(WHAT NEEDS TO BE DONE) Repeat, exactly and completely, the material that follows. Omit the pictures.

[start of DATA EXCERPT]

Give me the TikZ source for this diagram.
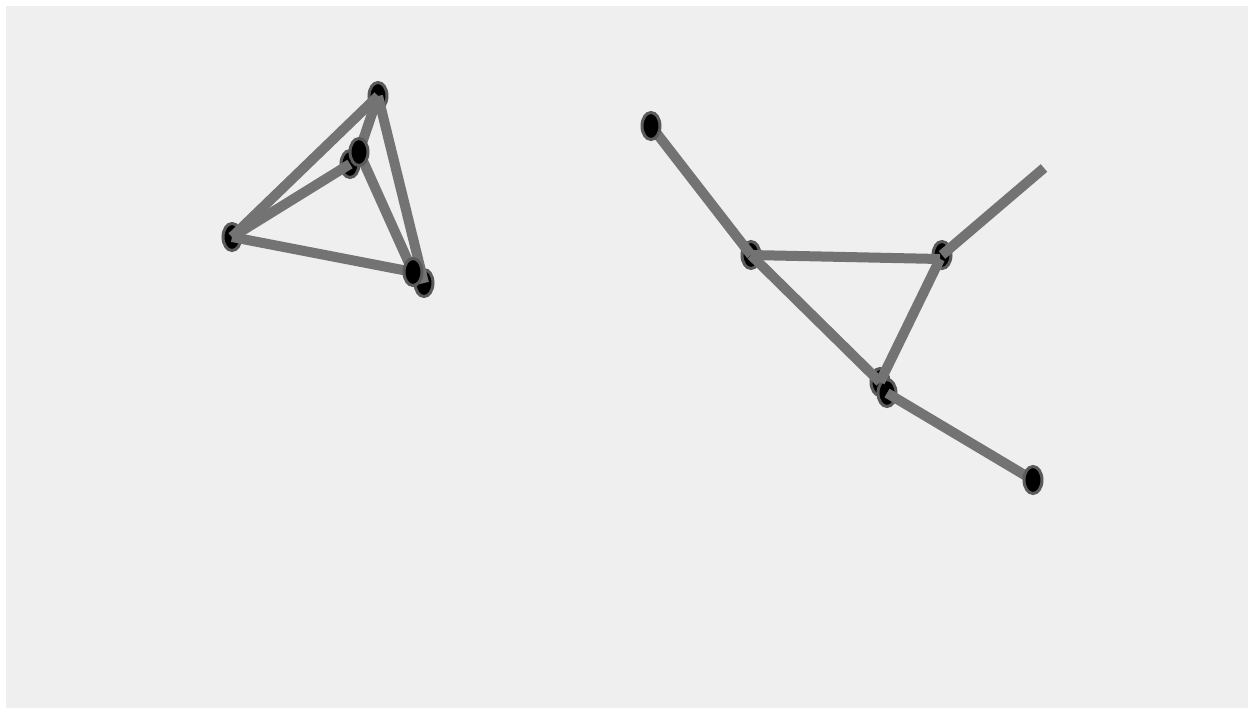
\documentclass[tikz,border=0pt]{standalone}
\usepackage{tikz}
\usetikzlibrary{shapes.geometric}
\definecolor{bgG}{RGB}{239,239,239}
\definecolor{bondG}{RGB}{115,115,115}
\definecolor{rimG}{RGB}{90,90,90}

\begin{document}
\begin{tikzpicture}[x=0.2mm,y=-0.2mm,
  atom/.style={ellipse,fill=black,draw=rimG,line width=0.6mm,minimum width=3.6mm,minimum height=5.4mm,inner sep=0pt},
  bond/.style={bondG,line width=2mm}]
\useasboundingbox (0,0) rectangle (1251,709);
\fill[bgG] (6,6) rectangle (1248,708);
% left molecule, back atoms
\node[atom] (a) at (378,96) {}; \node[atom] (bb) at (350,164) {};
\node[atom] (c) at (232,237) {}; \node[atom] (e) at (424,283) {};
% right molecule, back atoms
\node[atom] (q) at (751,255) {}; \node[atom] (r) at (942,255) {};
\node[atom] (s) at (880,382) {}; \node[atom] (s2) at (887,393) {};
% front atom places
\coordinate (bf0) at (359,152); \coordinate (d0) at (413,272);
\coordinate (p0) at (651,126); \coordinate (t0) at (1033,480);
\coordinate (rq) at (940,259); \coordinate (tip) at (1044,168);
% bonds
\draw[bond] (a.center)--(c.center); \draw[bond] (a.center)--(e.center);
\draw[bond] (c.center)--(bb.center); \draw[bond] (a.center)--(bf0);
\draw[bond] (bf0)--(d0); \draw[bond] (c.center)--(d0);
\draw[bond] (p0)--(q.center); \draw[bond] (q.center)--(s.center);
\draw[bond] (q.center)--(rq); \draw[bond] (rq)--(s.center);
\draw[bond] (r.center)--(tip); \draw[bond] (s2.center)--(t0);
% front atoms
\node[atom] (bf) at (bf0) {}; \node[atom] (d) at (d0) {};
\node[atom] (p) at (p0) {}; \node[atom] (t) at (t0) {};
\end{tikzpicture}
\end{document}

[end of DATA EXCERPT]

(RESULT BELOW)
Give me the TikZ source for this diagram.
\documentclass[tikz,border=0pt]{standalone}
\usepackage{tikz}
\usetikzlibrary{shapes.geometric}
\definecolor{bgG}{RGB}{239,239,239}
\definecolor{bondG}{RGB}{115,115,115}
\definecolor{rimG}{RGB}{90,90,90}

\begin{document}
\begin{tikzpicture}[x=0.2mm,y=-0.2mm,
  atom/.style={ellipse,fill=black,draw=rimG,line width=0.6mm,minimum width=3.6mm,minimum height=5.4mm,inner sep=0pt},
  bond/.style={bondG,line width=2mm}]
\useasboundingbox (0,0) rectangle (1251,709);
\fill[bgG] (6,6) rectangle (1248,708);
% left molecule, back atoms
\node[atom] (a) at (378,96) {}; \node[atom] (bb) at (350,164) {};
\node[atom] (c) at (232,237) {}; \node[atom] (e) at (424,283) {};
% right molecule, back atoms
\node[atom] (q) at (751,255) {}; \node[atom] (r) at (942,255) {};
\node[atom] (s) at (880,382) {}; \node[atom] (s2) at (887,393) {};
% front atom places
\coordinate (bf0) at (359,152); \coordinate (d0) at (413,272);
\coordinate (p0) at (651,126); \coordinate (t0) at (1033,480);
\coordinate (rq) at (940,259); \coordinate (tip) at (1044,168);
% bonds
\draw[bond] (a.center)--(c.center); \draw[bond] (a.center)--(e.center);
\draw[bond] (c.center)--(bb.center); \draw[bond] (a.center)--(bf0);
\draw[bond] (bf0)--(d0); \draw[bond] (c.center)--(d0);
\draw[bond] (p0)--(q.center); \draw[bond] (q.center)--(s.center);
\draw[bond] (q.center)--(rq); \draw[bond] (rq)--(s.center);
\draw[bond] (r.center)--(tip); \draw[bond] (s2.center)--(t0);
% front atoms
\node[atom] (bf) at (bf0) {}; \node[atom] (d) at (d0) {};
\node[atom] (p) at (p0) {}; \node[atom] (t) at (t0) {};
\end{tikzpicture}
\end{document}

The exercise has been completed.